While admitting that his views could be offensive to some, Mr Savage said that he did not incite violence against Muslims or homosexuals. A media lawyer, Mark Stephens, of the law firm Finers Stephens Innocent, has said that Mr Savage seems to have a strong case.
The letter, from the legal firm Olswang in London, sent two weeks ago to Ms Smith at the House of Commons, says that her actions “constitute serious and defamatory allegations which are actionable under English law”.

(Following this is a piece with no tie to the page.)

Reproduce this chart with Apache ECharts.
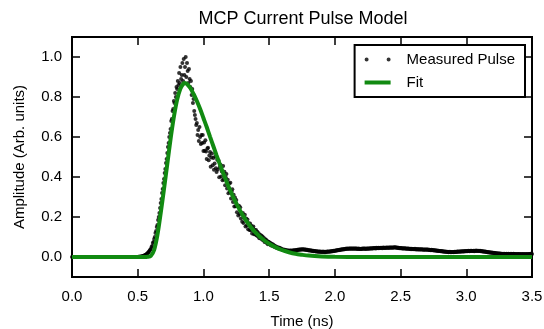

Mr Savage, whose real name is Michael Weiner, said that the Government had told his lawyers he would have to renounce publicly his earlier statements about killing Muslims. “Any such repudiation must be genuine and comprehensive and persuade my client that this is a true shift in position,” said the letter, signed by the Treasury Solicitors. The “shock jock”, based in San Francisco, said his remarks had been taken out of context and he had nothing to take back.
He accused the Home Office of hypocrisy in its apparent decision to include him not just because of his views but also because he was a white American. One Home Office e-mail, sent by an unidentified official on November 27 last year, said that “with Weiner, I can understand that disclosure of the decision would help provide a balance of types of exclusion cases”.
Mr Savage said: “Why do they continue to dig their heels in when their own e-mails condemn their position? I am a member of the American media, a commentator. I provoke people to thought, not to kill.”
To Ms Smith, he said: “Shame on you for violating the laws of your own land. Shame on you for taking the land of the Magna Carta and turning it into a sort of mini North Korea.”
The Home Office has said it will fight a libel action and that there is little prospect of Mr Savage’s name being taken off the exclusion list.